In 2015, a remarkable natural experiment was published in the journal Nature Communications by a team led by gastroenterologist Justin Sonnenburg at Stanford and epidemiologist Stephen O'Keefe at the University of Pittsburgh. They swapped the diets of two groups for two weeks: African Americans from Pittsburgh, whose typical Western diet contained around 14 grams of fibre per day, and rural South Africans from KwaZulu-Natal, who ate around 66 grams of fibre daily, primarily from maize, beans, and vegetables. The results were striking. After just two weeks on the high-fibre, low-fat African diet, the Pittsburgh group showed significant reductions in biomarkers for colon cancer risk — including reduced mucosal inflammation and increased butyrate production. The South African group, switched to the Western diet, showed the opposite: their previously robust microbial profiles deteriorated within days. What made this particularly sobering was the speed. Two weeks was enough to meaningfully shift the microbiome in either direction. The composition of your gut ecosystem is not fixed — it is highly responsive to what you eat, and it responds faster than most people expect.
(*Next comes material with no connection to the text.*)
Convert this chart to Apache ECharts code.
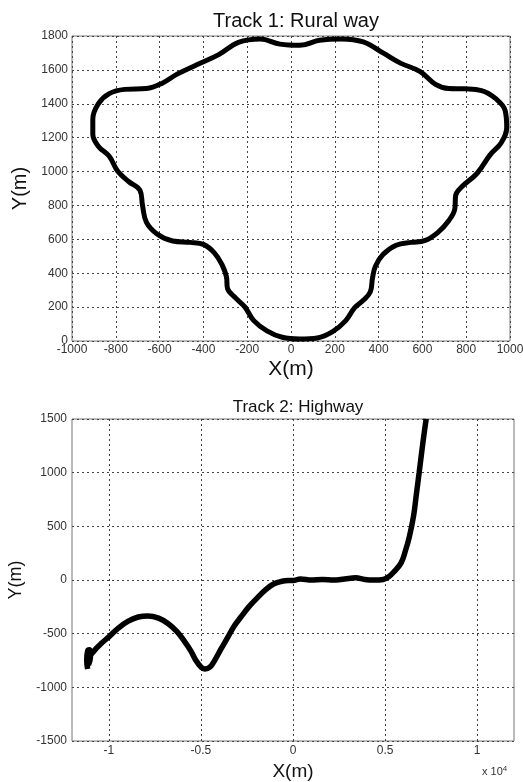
<!DOCTYPE html>
<html>
<head>
<meta charset="utf-8">
<script src="https://cdn.jsdelivr.net/npm/echarts@6/dist/echarts.min.js"></script>
<style>
  html, body { margin: 0; padding: 0; background: #fff; }
  #chart { width: 523px; height: 782px; }
</style>
</head>
<body>
<div id="chart"></div>
<script>
// track 1 (rural way), closed loop, metres
const ruralX = [40, 120, 190, 250, 290, 330, 362, 372, 385, 420, 480, 550, 610, 670, 720, 748, 752, 780, 850, 910, 960, 985,
  978, 935, 870, 790, 720, 660, 590, 500, 420, 330, 230, 130, 40, -50, -140, -240, -330, -430, -520, -590, -660, -760, -830,
  -880, -905, -905, -880, -830, -790, -740, -690, -678, -660, -610, -540, -460, -400, -350, -315, -295, -290, -250, -210,
  -170, -110, -40, 40];
const ruralY = [12, 18, 55, 120, 195, 240, 290, 370, 440, 510, 565, 582, 592, 640, 710, 780, 860, 910, 990, 1100, 1170, 1260,
  1360, 1430, 1478, 1488, 1490, 1515, 1590, 1640, 1700, 1765, 1783, 1775, 1745, 1752, 1782, 1762, 1690, 1630, 1575, 1520, 1490,
  1485, 1460, 1400, 1310, 1220, 1150, 1090, 1000, 940, 890, 800, 700, 630, 590, 582, 570, 520, 450, 380, 310, 250, 200,
  120, 60, 22, 12];

// track 2 (highway), metres
const highwayX = [-11150, -11200, -11150, -11050, -11000, -11100, -11050, -10800, -10400, -10000, -9500, -8970, -8400, -7880,
  -7300, -6790, -6300, -5920, -5550, -5270, -5000, -4780, -4500, -4290, -3900, -3530, -3200, -2830, -2400, -1900, -1450, -1030,
  -600, -270, 0, 400, 1000, 1600, 2200, 2800, 3400, 3900, 4400, 4900, 5200, 5500, 5870, 6100, 6320, 6550, 6700, 6850, 6980,
  7100, 7230];
const highwayY = [-830, -750, -660, -650, -720, -790, -720, -660, -590, -530, -450, -385, -345, -335, -355, -405, -480, -565,
  -660, -750, -810, -830, -810, -760, -640, -530, -430, -345, -250, -160, -85, -35, -12, -5, -5, 10, 0, 5, 0, 10, 20, 5, 0,
  5, 30, 80, 160, 270, 405, 600, 800, 1000, 1180, 1340, 1500];

const xTicks2 = [-10000, -5000, 0, 5000, 10000];

const toPairs = (xs, ys) => xs.map((x, i) => [x, ys[i]]);

const chart = echarts.init(document.getElementById('chart'), null, { renderer: 'canvas' });

const font = '"Liberation Sans", Arial, sans-serif';
const gridLine = { show: true, lineStyle: { color: '#444', type: [2, 3], width: 1 } };
const label = { color: '#333', fontSize: 12, fontFamily: font, formatter: v => String(v) };

chart.setOption({
  animation: false,
  textStyle: { fontFamily: font },
  title: [
    { text: 'Track 1: Rural way', left: 291, top: 6, textAlign: 'center',
      textStyle: { fontSize: 20, fontWeight: 'normal', color: '#111', fontFamily: font } },
    { text: 'Track 2: Highway', left: 293, top: 394, textAlign: 'center',
      textStyle: { fontSize: 17, fontWeight: 'normal', color: '#111', fontFamily: font } }
  ],
  grid: [
    { left: 72, right: 13, top: 36, height: 305, show: true, borderColor: '#777', borderWidth: 1,
      containLabel: false, outerBoundsMode: 'none' },
    { left: 72, right: 9, top: 419, height: 322, show: true, borderColor: '#777', borderWidth: 1,
      containLabel: false, outerBoundsMode: 'none' }
  ],
  xAxis: [
    {
      type: 'value', gridIndex: 0, min: -1000, max: 1000, interval: 200,
      name: 'X(m)', nameLocation: 'middle', nameGap: 18,
      nameTextStyle: { fontSize: 21, color: '#111', fontFamily: font, verticalAlign: 'top' },
      axisLine: { show: false }, axisTick: { show: false },
      axisLabel: Object.assign({}, label, { margin: 3, showMinLabel: true, showMaxLabel: true }),
      splitLine: gridLine
    },
    {
      type: 'value', gridIndex: 1, min: -12000, max: 12000,
      name: 'X(m)', nameLocation: 'middle', nameGap: 21,
      nameTextStyle: { fontSize: 19, color: '#111', fontFamily: font, verticalAlign: 'top' },
      axisLine: { show: false },
      axisTick: { show: false, customValues: xTicks2 },
      axisLabel: Object.assign({}, label, { margin: 4, customValues: xTicks2, formatter: v => String(v / 10000) }),
      splitLine: gridLine
    }
  ],
  yAxis: [
    {
      type: 'value', gridIndex: 0, min: 0, max: 1800, interval: 200,
      name: 'Y(m)', nameLocation: 'middle', nameGap: 42, nameRotate: 90,
      nameTextStyle: { fontSize: 20, color: '#111', fontFamily: font },
      axisLine: { show: false }, axisTick: { show: false },
      axisLabel: Object.assign({}, label, { margin: 4, showMinLabel: true, showMaxLabel: true }),
      splitLine: gridLine
    },
    {
      type: 'value', gridIndex: 1, min: -1500, max: 1500, interval: 500,
      name: 'Y(m)', nameLocation: 'middle', nameGap: 40, nameRotate: 90,
      nameTextStyle: { fontSize: 18, color: '#111', fontFamily: font },
      axisLine: { show: false }, axisTick: { show: false },
      axisLabel: Object.assign({}, label, { margin: 5, showMinLabel: true, showMaxLabel: true }),
      splitLine: gridLine
    }
  ],
  graphic: [
    {
      type: 'text', left: 482, top: 765,
      style: {
        text: 'x 10{sup|4}', fill: '#333', font: '11px ' + font,
        rich: { sup: { fontSize: 8, verticalAlign: 'top', padding: [0, 0, 6, 0] } }
      }
    }
  ],
  series: [
    {
      type: 'line', xAxisIndex: 0, yAxisIndex: 0, data: toPairs(ruralX, ruralY),
      showSymbol: false, smooth: 0.4, lineStyle: { color: '#000', width: 5 }
    },
    {
      type: 'line', xAxisIndex: 1, yAxisIndex: 1, data: toPairs(highwayX, highwayY),
      showSymbol: false, smooth: 0.4, clip: true, lineStyle: { color: '#000', width: 5.5 }
    }
  ]
});
</script>
</body>
</html>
Sonnenburg's broader research has since suggested that the Western microbiome may have permanently lost certain ancestral microbial species altogether, not because they died, but because they were never passed on — generations of low-fibre eating meaning the bacteria that depended on fibre simply weren't there to inherit.

Why It Matters

There is something genuinely reorienting about understanding that when you eat a meal, you are not just feeding yourself — you are feeding a community of organisms whose health is entangled with your own. Inflammation, immune resilience, mood regulation, the integrity of your gut lining: none of these are separate from what you eat, and fibre sits near the centre of the story. The practical implication is less about hitting a number and more about variety. Research from the American Gut Project found that people who ate 30 or more different plant foods per week had significantly more diverse microbiomes than those who ate fewer than 10 — regardless of whether they were vegan, vegetarian, or omnivorous. Different fibres feed different microbes, so a broader range of plants creates a more resilient ecosystem. Legumes, whole grains, vegetables, fruit, nuts, seeds — these are not interchangeable. Each brings a slightly different fibre structure, feeding a different set of organisms downstream. The shift worth making is not dramatic. It is incremental variety, over time, treated less like a diet and more like tending something that tends you back.

A Question to Ponder

If the health of your gut microbiome shapes your immune system, your mood, and your inflammation levels — and it changes meaningfully within days based on what you eat — what does that imply about the choices you're making most often, not occasionally?